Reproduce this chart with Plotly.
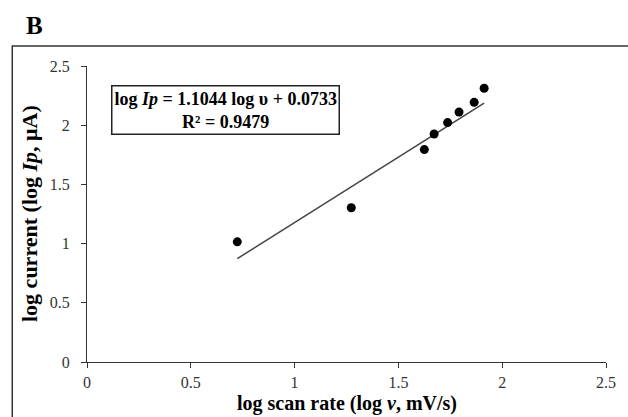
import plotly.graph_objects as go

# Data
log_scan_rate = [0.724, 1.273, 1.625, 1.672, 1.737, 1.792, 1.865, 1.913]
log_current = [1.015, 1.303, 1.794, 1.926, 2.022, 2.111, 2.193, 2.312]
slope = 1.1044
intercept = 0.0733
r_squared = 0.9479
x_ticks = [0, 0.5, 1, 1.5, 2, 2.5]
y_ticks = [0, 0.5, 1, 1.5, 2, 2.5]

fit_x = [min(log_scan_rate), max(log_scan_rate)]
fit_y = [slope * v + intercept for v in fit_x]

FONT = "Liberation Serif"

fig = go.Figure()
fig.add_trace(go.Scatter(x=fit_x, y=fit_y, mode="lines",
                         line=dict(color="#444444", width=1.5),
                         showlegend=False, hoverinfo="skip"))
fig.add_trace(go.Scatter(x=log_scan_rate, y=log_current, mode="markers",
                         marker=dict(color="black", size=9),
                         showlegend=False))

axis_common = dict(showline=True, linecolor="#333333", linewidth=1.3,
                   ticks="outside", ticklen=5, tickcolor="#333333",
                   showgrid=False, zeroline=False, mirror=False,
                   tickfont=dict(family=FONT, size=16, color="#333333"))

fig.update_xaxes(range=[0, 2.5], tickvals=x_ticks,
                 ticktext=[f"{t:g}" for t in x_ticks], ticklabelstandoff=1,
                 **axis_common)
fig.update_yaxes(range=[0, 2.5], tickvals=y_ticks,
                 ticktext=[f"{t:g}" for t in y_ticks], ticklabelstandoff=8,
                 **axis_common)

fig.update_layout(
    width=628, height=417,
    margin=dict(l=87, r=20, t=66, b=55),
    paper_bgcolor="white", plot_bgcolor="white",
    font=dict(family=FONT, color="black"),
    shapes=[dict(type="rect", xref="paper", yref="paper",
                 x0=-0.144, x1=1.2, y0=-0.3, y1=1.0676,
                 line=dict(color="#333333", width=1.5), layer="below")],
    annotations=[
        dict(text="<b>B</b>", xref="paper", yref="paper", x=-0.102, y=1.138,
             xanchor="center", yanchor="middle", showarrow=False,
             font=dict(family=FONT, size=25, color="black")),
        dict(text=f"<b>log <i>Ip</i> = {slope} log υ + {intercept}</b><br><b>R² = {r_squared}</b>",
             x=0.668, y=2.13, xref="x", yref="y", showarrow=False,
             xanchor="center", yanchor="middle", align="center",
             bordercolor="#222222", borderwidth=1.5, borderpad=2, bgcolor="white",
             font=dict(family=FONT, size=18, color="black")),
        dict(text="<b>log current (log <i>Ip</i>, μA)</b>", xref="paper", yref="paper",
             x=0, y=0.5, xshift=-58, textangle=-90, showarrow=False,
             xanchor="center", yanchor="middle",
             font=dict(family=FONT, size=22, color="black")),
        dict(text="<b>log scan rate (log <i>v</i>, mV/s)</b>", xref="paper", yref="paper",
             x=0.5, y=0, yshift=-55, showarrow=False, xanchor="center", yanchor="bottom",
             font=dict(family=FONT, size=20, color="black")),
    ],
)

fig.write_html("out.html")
——
Objective
Take the listing and print it again exactly, but without any pictures.

Exercise solution
Reproduce this chart with Plotly.
import plotly.graph_objects as go

# Data
log_scan_rate = [0.724, 1.273, 1.625, 1.672, 1.737, 1.792, 1.865, 1.913]
log_current = [1.015, 1.303, 1.794, 1.926, 2.022, 2.111, 2.193, 2.312]
slope = 1.1044
intercept = 0.0733
r_squared = 0.9479
x_ticks = [0, 0.5, 1, 1.5, 2, 2.5]
y_ticks = [0, 0.5, 1, 1.5, 2, 2.5]

fit_x = [min(log_scan_rate), max(log_scan_rate)]
fit_y = [slope * v + intercept for v in fit_x]

FONT = "Liberation Serif"

fig = go.Figure()
fig.add_trace(go.Scatter(x=fit_x, y=fit_y, mode="lines",
                         line=dict(color="#444444", width=1.5),
                         showlegend=False, hoverinfo="skip"))
fig.add_trace(go.Scatter(x=log_scan_rate, y=log_current, mode="markers",
                         marker=dict(color="black", size=9),
                         showlegend=False))

axis_common = dict(showline=True, linecolor="#333333", linewidth=1.3,
                   ticks="outside", ticklen=5, tickcolor="#333333",
                   showgrid=False, zeroline=False, mirror=False,
                   tickfont=dict(family=FONT, size=16, color="#333333"))

fig.update_xaxes(range=[0, 2.5], tickvals=x_ticks,
                 ticktext=[f"{t:g}" for t in x_ticks], ticklabelstandoff=1,
                 **axis_common)
fig.update_yaxes(range=[0, 2.5], tickvals=y_ticks,
                 ticktext=[f"{t:g}" for t in y_ticks], ticklabelstandoff=8,
                 **axis_common)

fig.update_layout(
    width=628, height=417,
    margin=dict(l=87, r=20, t=66, b=55),
    paper_bgcolor="white", plot_bgcolor="white",
    font=dict(family=FONT, color="black"),
    shapes=[dict(type="rect", xref="paper", yref="paper",
                 x0=-0.144, x1=1.2, y0=-0.3, y1=1.0676,
                 line=dict(color="#333333", width=1.5), layer="below")],
    annotations=[
        dict(text="<b>B</b>", xref="paper", yref="paper", x=-0.102, y=1.138,
             xanchor="center", yanchor="middle", showarrow=False,
             font=dict(family=FONT, size=25, color="black")),
        dict(text=f"<b>log <i>Ip</i> = {slope} log υ + {intercept}</b><br><b>R² = {r_squared}</b>",
             x=0.668, y=2.13, xref="x", yref="y", showarrow=False,
             xanchor="center", yanchor="middle", align="center",
             bordercolor="#222222", borderwidth=1.5, borderpad=2, bgcolor="white",
             font=dict(family=FONT, size=18, color="black")),
        dict(text="<b>log current (log <i>Ip</i>, μA)</b>", xref="paper", yref="paper",
             x=0, y=0.5, xshift=-58, textangle=-90, showarrow=False,
             xanchor="center", yanchor="middle",
             font=dict(family=FONT, size=22, color="black")),
        dict(text="<b>log scan rate (log <i>v</i>, mV/s)</b>", xref="paper", yref="paper",
             x=0.5, y=0, yshift=-55, showarrow=False, xanchor="center", yanchor="bottom",
             font=dict(family=FONT, size=20, color="black")),
    ],
)

fig.write_html("out.html")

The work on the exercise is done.